Getting up to highway speeds was easy and quick, and we often didn't know how fast we were going, as the ride was smooth and quiet. When we hit between 75 and 80 mph, the road and wind noises were slightly noticeable, but with the radio turned on, it was easily drowned out. The new Entune audio system has also been updated for the new model year and now offers a much clearer and distinct sound than past models. You can pick out the individual elements of the music you're listening to, thanks to the speaker separation. In previous models, all sounds came out of all speakers, but now, sounds are split up to magnify the unique sounds. It made for an overall great experience.

There was one feature that didn't seem to work as well as I would have liked, and that was the microphone that enable the third row passengers to hear what the front passengers were saying. In theory, the front driver or passenger would simply speak like they would with each other, facing forward and not having to project their voices. The sound would then travel through to the rearmost speakers for the rear passengers to hear. This would prevent the driver from turning around to address those in the back seats. It was a nice thought, but the execution could have been better. The result was a disjointed sound that wasn't that easy to understand.

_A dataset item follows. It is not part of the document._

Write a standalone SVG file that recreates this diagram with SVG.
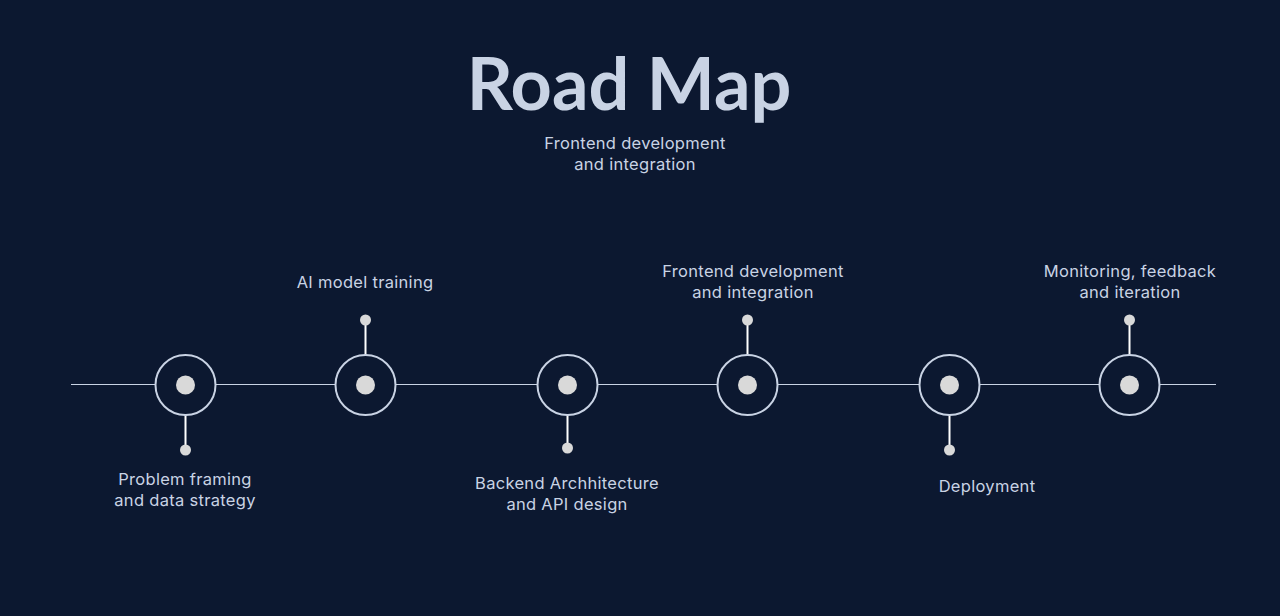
<svg xmlns="http://www.w3.org/2000/svg" width="1280" height="616" viewBox="0 0 1280 616">
<style>
.t{font-family:Inter,"Noto Sans",sans-serif;font-size:16.5px;letter-spacing:0.3px;fill:#c9d3e4;text-anchor:middle}
.title{font-family:Lato,"Noto Sans",sans-serif;font-weight:700;font-size:72px;fill:#c9d3e4;text-anchor:middle}
.ring{fill:#0c1830;stroke:#c9d3e4;stroke-width:2}
.core{fill:#d9d9d9}
.stem{stroke:#ffffff;stroke-width:2}
.tip{fill:#d9d9d9}
</style>
<rect width="1280" height="616" fill="#0c1830"/>
<text class="title" x="629" y="110">Road Map</text>
<text class="t" x="635" y="149">Frontend development</text>
<text class="t" x="635" y="170">and integration</text>
<g id="connectors">
<line x1="71" y1="384.5" x2="1216" y2="384.5" stroke="#c9d3e4" stroke-width="1.2"/>
<line class="stem" x1="185.5" y1="415" x2="185.5" y2="450"/>
<line class="stem" x1="365.5" y1="320" x2="365.5" y2="355"/>
<line class="stem" x1="567.5" y1="415" x2="567.5" y2="448"/>
<line class="stem" x1="747.5" y1="320" x2="747.5" y2="355"/>
<line class="stem" x1="949.5" y1="415" x2="949.5" y2="450"/>
<line class="stem" x1="1129.5" y1="320" x2="1129.5" y2="355"/>
</g>
<g id="n1">
<circle class="ring" cx="185.5" cy="385" r="30"/>
<circle class="core" cx="185.5" cy="385" r="9.5"/>
<circle class="tip" cx="185.5" cy="450" r="5.5"/>
<text class="t" x="185" y="485">Problem framing</text>
<text class="t" x="185" y="506">and data strategy</text>
</g>
<g id="n2">
<circle class="ring" cx="365.5" cy="385" r="30"/>
<circle class="core" cx="365.5" cy="385" r="9.5"/>
<circle class="tip" cx="365.5" cy="320" r="5.5"/>
<text class="t" x="365" y="288">AI model training</text>
</g>
<g id="n3">
<circle class="ring" cx="567.5" cy="385" r="30"/>
<circle class="core" cx="567.5" cy="385" r="9.5"/>
<circle class="tip" cx="567.5" cy="448" r="5.5"/>
<text class="t" x="567" y="489">Backend Archhitecture</text>
<text class="t" x="567" y="510">and API design</text>
</g>
<g id="n4">
<circle class="ring" cx="747.5" cy="385" r="30"/>
<circle class="core" cx="747.5" cy="385" r="9.5"/>
<circle class="tip" cx="747.5" cy="320" r="5.5"/>
<text class="t" x="753" y="277">Frontend development</text>
<text class="t" x="753" y="298">and integration</text>
</g>
<g id="n5">
<circle class="ring" cx="949.5" cy="385" r="30"/>
<circle class="core" cx="949.5" cy="385" r="9.5"/>
<circle class="tip" cx="949.5" cy="450" r="5.5"/>
<text class="t" x="987" y="492">Deployment</text>
</g>
<g id="n6">
<circle class="ring" cx="1129.5" cy="385" r="30"/>
<circle class="core" cx="1129.5" cy="385" r="9.5"/>
<circle class="tip" cx="1129.5" cy="320" r="5.5"/>
<text class="t" x="1130" y="277">Monitoring, feedback</text>
<text class="t" x="1130" y="298">and iteration</text>
</g>
</svg>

If you're looking for a family-friendly midsize crossover SUV that can easily accommodate all passengers and have plenty of room for cargo, the 2014 Toyota Highlander should definitely be at the top of your list. It's one of the only models with a functional third-row seat, and with the redesign it now features added cargo room for all those road trip or weekend trip accessories. The updated interior and exterior give the new model a more modern and upscale appearance, and all models have been competitively priced.

There are other models out there that may be more suitable for specific needs, like the Jeep Grand Cherokee with its off-road capabilities or the Nissan Pathfinder's abundance of room. Even though the 2014 Toyota Highlander isn't meant for going off-roading, it still has light capabilities and can get you to that remote camp ground in the woods and still have room for your tent and other camping necessities. Marketed for adventurous families on the go, we can expect to see the new Highlander fly out of dealers across the nation as soon as it comes to market.